NBR's Darren Gersh Gives GM's Financial Plan A Test Drive
Wednesday, December 10, 2008PAUL KANGAS: If GM gets the money, what happens then? And just what is this company worth now, anyway? Good questions. So we decided it was time to get some better answers about what's behind the numbers GM sent to Congress. While Washington debates a bailout, we sent Darren Gersh to get some expert input from outside the beltway.
DARREN GERSH, NIGHTLY BUSINESS REPORT CORRESPONDENT: To test drive GM's financial plan, I went to Dartmouth's Tuck School of Business and asked finance Professor Anant Sundaram to scrub the numbers the auto makers gave Congress. All right professor, so here is GM's term paper. Let's start with what grade would you give it.
ANANT SUNDARAM, FINANCE PROFESSOR, TUCK SCHOOL OF BUSINESS: If this was a term paper in my class, I would have to give it unfortunately, a "C" plus.
GERSH: Ouch.
SUNDARAM: The reason is there is lack of clarity. There is lack of consistency and the data, the methods, the approaches, are just not transparent.
GERSH: So this is kind of an all nighter?
SUNDARAM: Absolutely. Never happens at the Tuck School of Business though, but I have to say it has the feel of an all-nighter that was pulled with a drop dead deadline.
GERSH: In that all-nighter GM apparently left out a cash flow analysis, the gold standard of finance. So Sundaram did some detective work to estimate GM's revenues based on a chart on page 21. You can see all those details on our website, but here's the result.
SUNDARAM: Making certain very favorable assumptions, assumptions favorable to GM, if I were to back out a revenue forecast, essentially tells me that GM is expected to have about $136 billion in revenues in 2009, but they expect these revenues to increase to something in the $160 to $165 billion range by the end of year 2012.
GERSH: OK, so you've got the revenues up there. Now how aggressive is that assumption? How fast do they have revenues growing and have they done that before?
SUNDARAM: This revenue growth implicitly assumes something like 6 to 7 percent in compounded annual growth rate in revenues, which is a little bit on the optimistic side. Actually, if you look at how their revenues have grown in the last five years, it's been less than 1/2 percent per year, in fact closer to a 1/3 of a percent, so we are talking about growth rates being about 15 to 20 times what they have been in the recent past.
GERSH: Sundaram points out GM plans to do that while cutting brands, employees and dealers, but if we assume the company hits that goal, we can put a value on GM. Sundaram cautions it's a rough estimate which compares GM to companies like Toyota and Honda. Bottom line: GM could be worth $50 billion to $80 billion after it has successfully restructured the company in 2012. And using some fancy math that we will spare you, Sundaram adjusts that figure back to get a value for GM today.

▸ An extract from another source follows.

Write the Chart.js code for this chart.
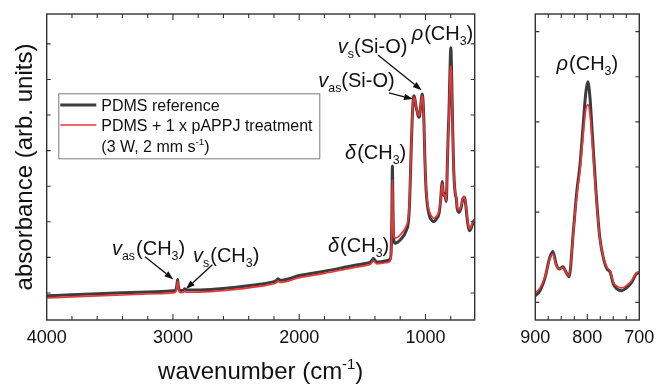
<!DOCTYPE html>
<html><head><meta charset="utf-8">
<script src="https://cdn.jsdelivr.net/npm/chart.js@4"></script>
<style>html,body{margin:0;padding:0;background:#fff;}#wrap{position:relative;width:656px;height:385px;}canvas{position:absolute;top:0;}</style>
</head><body>
<div id="wrap"><canvas id="main" width="500" height="385" style="left:0"></canvas><canvas id="inset" width="156" height="385" style="left:500px"></canvas></div>
<script>
// ---- data (wavenumber in cm^-1, absorbance in arb. units) ----
const wavenumber = [4000,3800,3500,3200,3000,2985,2975,2968,2963,2958,2950,2940,2915,2906,2897,2850,2700,2500,2300,2200,
  2180,2168,2155,2140,2000,1800,1600,1480,1440,1425,1412,1400,1385,1350,1300,1280,1272,1266,1262,1258,
  1254,1250,1245,1240,1200,1150,1135,1125,1115,1105,1095,1090,1085,1075,1065,1058,1052,1045,1038,1030,
  1025,1020,1012,1005,998,990,980,965,950,935,920,910,900,891,881,872,866,860,854,847,
  841,835,827,820,814,808,803,799,795,790,783,776,768,762,756,750,743,734,724,715,
  706,700,695,688,680,670,660,650,640,630,620,610];
const pdmsReference = [-0.008,-0.005,-0.001,0.003,0.006,0.007,0.011,0.025,0.038,0.022,0.009,0.007,0.008,0.012,0.008,0.008,0.010,0.016,0.025,0.032,
  0.035,0.040,0.036,0.036,0.049,0.061,0.075,0.083,0.086,0.091,0.097,0.092,0.087,0.088,0.091,0.095,0.115,0.220,0.357,0.260,
  0.170,0.148,0.141,0.140,0.149,0.177,0.200,0.260,0.380,0.490,0.548,0.554,0.548,0.525,0.508,0.498,0.494,0.500,0.525,0.552,
  0.559,0.545,0.480,0.380,0.310,0.265,0.235,0.213,0.204,0.200,0.205,0.210,0.215,0.226,0.256,0.300,0.313,0.285,0.274,0.279,
  0.267,0.257,0.355,0.448,0.505,0.592,0.663,0.689,0.656,0.567,0.441,0.344,0.293,0.274,0.267,0.241,0.230,0.226,0.233,0.244,
  0.263,0.266,0.270,0.265,0.245,0.210,0.185,0.175,0.180,0.190,0.200,0.205];
const pdmsTreated = [-0.014,-0.011,-0.007,-0.003,0.000,0.001,0.006,0.020,0.033,0.017,0.003,0.001,0.002,0.006,0.002,0.002,0.004,0.010,0.019,0.026,
  0.029,0.034,0.030,0.030,0.043,0.055,0.069,0.077,0.080,0.085,0.091,0.086,0.082,0.083,0.086,0.090,0.110,0.200,0.318,0.250,
  0.178,0.160,0.155,0.154,0.163,0.190,0.212,0.270,0.385,0.490,0.545,0.550,0.545,0.525,0.510,0.502,0.498,0.503,0.525,0.548,
  0.555,0.540,0.475,0.380,0.315,0.272,0.245,0.225,0.215,0.210,0.213,0.217,0.222,0.232,0.258,0.296,0.307,0.283,0.274,0.277,
  0.267,0.259,0.352,0.438,0.493,0.570,0.626,0.638,0.618,0.545,0.434,0.342,0.295,0.277,0.270,0.245,0.236,0.232,0.238,0.248,
  0.265,0.268,0.270,0.265,0.248,0.215,0.190,0.180,0.185,0.195,0.203,0.208];
const seriesNames = ['PDMS reference', 'PDMS + 1 x pAPPJ treatment'];
const mainTickLabels = [4000, 3000, 2000, 1000];
const insetTickLabels = [900, 800, 700];

// ---- styles ----
const FONT = '"Liberation Sans", Arial, sans-serif';
const REF_COLOR = '#3c3c3c', TRT_COLOR = '#f03434', AXIS_COLOR = '#333', TEXT = '#111';
Chart.defaults.font.family = FONT;
Chart.defaults.color = TEXT;

function range(a, b, s) { const r = []; for (let v = a; v <= b + 1e-9; v += s) r.push(+v.toFixed(4)); return r; }

function drawRich(ctx, x, y, parts, size, measureOnly) {
  let cx = x;
  parts.forEach(p => {
    const small = p.sub || p.sup;
    const fs = small ? size * 0.62 : size;
    ctx.font = (p.italic ? 'italic ' : '') + fs + 'px ' + FONT;
    cx += (p.dx || 0);
    const dy = p.sub ? size * 0.25 : (p.sup ? -size * 0.42 : 0);
    if (!measureOnly) ctx.fillText(p.t, cx, y + dy);
    cx += ctx.measureText(p.t).width;
  });
  return cx - x;
}

const framePlugin = {
  id: 'frame',
  afterDatasetsDraw(chart, args, o) {
    const {ctx, chartArea: a} = chart; const xs = chart.scales.x, ys = chart.scales.y;
    ctx.save();
    ctx.strokeStyle = AXIS_COLOR; ctx.lineWidth = 1.1;
    ctx.beginPath();
    xs.ticks.forEach(t => {
      const p = xs.getPixelForValue(t.value);
      if (p <= a.left + 1 || p >= a.right - 1) return;
      const L = o.major.includes(t.value) ? 6 : 4;
      ctx.moveTo(p, a.bottom); ctx.lineTo(p, a.bottom - L);
      ctx.moveTo(p, a.top); ctx.lineTo(p, a.top + L);
    });
    ys.ticks.forEach(t => {
      const p = ys.getPixelForValue(t.value);
      ctx.moveTo(a.left, p); ctx.lineTo(a.left + 4, p);
      ctx.moveTo(a.right, p); ctx.lineTo(a.right - 4, p);
    });
    ctx.stroke();
    ctx.lineWidth = 1.4;
    ctx.strokeRect(a.left, a.top, a.right - a.left, a.bottom - a.top);
    ctx.restore();
  }
};

const notesPlugin = {
  id: 'notes',
  afterDraw(chart, args, o) {
    const {ctx} = chart; const xs = chart.scales.x, ys = chart.scales.y;
    ctx.save();
    ctx.fillStyle = TEXT; ctx.strokeStyle = '#111'; ctx.textBaseline = 'alphabetic'; ctx.textAlign = 'left';
    (o.texts || []).forEach(n => drawRich(ctx, xs.getPixelForValue(n.wn), ys.getPixelForValue(n.a), n.parts, o.size));
    ctx.lineWidth = 1.3;
    (o.arrows || []).forEach(ar => {
      const x1 = xs.getPixelForValue(ar.from[0]), y1 = ys.getPixelForValue(ar.from[1]);
      const x2 = xs.getPixelForValue(ar.to[0]), y2 = ys.getPixelForValue(ar.to[1]);
      const ang = Math.atan2(y2 - y1, x2 - x1), H = 9, W = 3.2;
      const bx = x2 - H * Math.cos(ang), by = y2 - H * Math.sin(ang);
      ctx.beginPath(); ctx.moveTo(x1, y1); ctx.lineTo(bx, by); ctx.stroke();
      ctx.beginPath(); ctx.moveTo(x2, y2);
      ctx.lineTo(bx + W * Math.sin(ang), by - W * Math.cos(ang));
      ctx.lineTo(bx - W * Math.sin(ang), by + W * Math.cos(ang));
      ctx.closePath(); ctx.fill();
    });
    if (o.xTitle) {
      const a = chart.chartArea;
      const w = drawRich(ctx, 0, 0, o.xTitle, 24, true);
      drawRich(ctx, (a.left + a.right) / 2 - w / 2, 379, o.xTitle, 24);
    }
    ctx.restore();
  }
};

const legendPlugin = {
  id: 'specLegend',
  afterDraw(chart, args, o) {
    if (!o.show) return;
    const {ctx, chartArea: a} = chart;
    const x0 = a.left + 11.6, y0 = a.top + 79.3, w = 261, h = 65;
    ctx.save();
    ctx.strokeStyle = '#7a7a7a'; ctx.lineWidth = 1;
    ctx.strokeRect(x0 + 0.5, y0 + 0.5, w, h);
    const ds = chart.data.datasets;
    [[ds[0], 11.7, 17.7], [ds[1], 31.7, 37.7]].forEach(([d, ly, ty]) => {
      ctx.strokeStyle = d.borderColor; ctx.lineWidth = d.borderWidth;
      ctx.beginPath(); ctx.moveTo(x0 + 2, y0 + ly); ctx.lineTo(x0 + 38, y0 + ly); ctx.stroke();
      ctx.fillStyle = TEXT; ctx.font = '16px ' + FONT;
      ctx.fillText(d.label, x0 + 43, y0 + ty);
    });
    drawRich(ctx, x0 + 43, y0 + 58.3, [{t: '(3 W, 2 mm s'}, {t: '-1', sup: true}, {t: ')'}], 16);
    ctx.restore();
  }
};

const nu = (sub, rest) => [{t: 'v', italic: true}, {t: sub, sub: true}, ...rest];
const CH3 = [{t: '(CH', dx: 1}, {t: '3', sub: true}, {t: ')'}];

function datasets() {
  return [
    {label: seriesNames[0], data: wavenumber.map((w, i) => ({x: w, y: pdmsReference[i]})), borderColor: REF_COLOR,
     borderWidth: 3, pointRadius: 0, cubicInterpolationMode: 'monotone', clip: 0, order: 2},
    {label: seriesNames[1], data: wavenumber.map((w, i) => ({x: w, y: pdmsTreated[i]})), borderColor: TRT_COLOR,
     borderWidth: 1.7, pointRadius: 0, cubicInterpolationMode: 'monotone', clip: 0, order: 1}
  ];
}

function xScale(min, max, step, labels) {
  return {
    type: 'linear', reverse: true, min: min, max: max,
    afterBuildTicks: s => { s.ticks = range(Math.ceil(min / step) * step, max, step).map(v => ({value: v})); },
    ticks: {autoSkip: false, maxRotation: 0, padding: 7, font: {size: 18}, color: TEXT,
            callback: v => labels.includes(v) ? String(v) : ''},
    grid: {display: false, drawTicks: false}, border: {display: false},
    afterFit: s => { s.height = 65; s.paddingLeft = 0; s.paddingRight = 0; }
  };
}

new Chart(document.getElementById('main'), {
  type: 'line',
  data: {datasets: datasets()},
  options: {
    responsive: false, animation: false, events: [],
    layout: {padding: {top: 14, right: 25.3, left: 0, bottom: 0}},
    plugins: {
      legend: {display: false}, tooltip: {enabled: false},
      frame: {major: mainTickLabels},
      specLegend: {show: true},
      notes: {
        size: 20,
        texts: [
          {wn: 1109, a: 0.711, parts: [{t: 'ρ', italic: true}, ...CH3]},
          {wn: 1694, a: 0.674, parts: nu('s', [{t: '(Si-O)'}])},
          {wn: 1849, a: 0.579, parts: nu('as', [{t: '(Si-O)'}])},
          {wn: 1637, a: 0.376, parts: [{t: 'δ', italic: true}, ...CH3]},
          {wn: 1772, a: 0.115, parts: [{t: 'δ', italic: true}, ...CH3]},
          {wn: 3483, a: 0.107, parts: nu('as', CH3)},
          {wn: 2841, a: 0.088, parts: nu('s', CH3)}
        ],
        arrows: [
          {from: [1376, 0.669], to: [1030, 0.570]},
          {from: [1289, 0.562], to: [1099, 0.545]},
          {from: [3221, 0.102], to: [2997, 0.038]},
          {from: [2688, 0.079], to: [2897, 0.011]}
        ],
        xTitle: [{t: 'wavenumber (cm'}, {t: '-1', sup: true}, {t: ')'}]
      }
    },
    scales: {
      x: xScale(610, 4000, 200, mainTickLabels),
      y: {
        type: 'linear', min: -0.076, max: 0.784,
        afterBuildTicks: s => { s.ticks = range(0, 0.7, 0.1).map(v => ({value: v})); },
        ticks: {display: false}, grid: {display: false, drawTicks: false}, border: {display: false},
        title: {display: true, text: 'absorbance (arb. units)', font: {size: 24}, color: TEXT, padding: {top: 11, bottom: 0}},
        afterFit: s => { s.width = 46.7; s.paddingTop = 0; s.paddingBottom = 0; }
      }
    }
  },
  plugins: [framePlugin, notesPlugin, legendPlugin]
});

new Chart(document.getElementById('inset'), {
  type: 'line',
  data: {datasets: datasets()},
  options: {
    responsive: false, animation: false, events: [],
    layout: {padding: {top: 14, right: 16.7, left: 0, bottom: 0}},
    plugins: {
      legend: {display: false}, tooltip: {enabled: false},
      frame: {major: insetTickLabels},
      specLegend: {show: false},
      notes: {size: 20, texts: [{wn: 859, a: 0.715, parts: [{t: 'ρ', italic: true}, ...CH3]}], arrows: []}
    },
    scales: {
      x: xScale(700, 900, 25, insetTickLabels),
      y: {
        type: 'linear', min: 0.161, max: 0.839,
        afterBuildTicks: s => { s.ticks = range(0.2, 0.8, 0.1).map(v => ({value: v})); },
        ticks: {display: false}, grid: {display: false, drawTicks: false}, border: {display: false},
        title: {display: false},
        afterFit: s => { s.width = 35.3; s.paddingTop = 0; s.paddingBottom = 0; }
      }
    }
  },
  plugins: [framePlugin, notesPlugin, legendPlugin]
});
</script>
</body></html>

SUNDARAM: And essentially under some reasonable judgments one can make about discount rates and so forth for GM, suffice it to say that in today's value, this $50 to $80 billion by the year 2012 will probably be - we're talking about it being somewhere in between $32 billion to $50 billion range.
GERSH: But wait, GM owes banks and investors and its union $66 billion.
SUNDARAM: So if $66 billion were the claims against this company, then what we are saying is the value that is left over for equity holders is negative.
GERSH: Which is why GM is promising Congress it plans to negotiate a deal to cut its debt almost in half. So if you were the bank of Congress, the first amalgamated bank of Uncle Sam and this company comes to you and says, we want $12 to 18 billion? Would you give it to them?
SUNDARAM: I would hesitate to say yes, unless I'm convinced that they can get all the reductions, perhaps a little more than they're hoping for. If I were the car czar that they are thinking of putting in place, the issue that I'd be focused on night and day, 24/7, is the speed at which I can get the liability down to $34 billion or below, i.e. the negotiations with the lenders and labor.
GERSH: Consider those debt restructuring negotiations GM's real final exam, one it must ace to stay in business. Darren Gersh, NIGHTLY BUSINESS REPORT, Hanover, New Hampshire.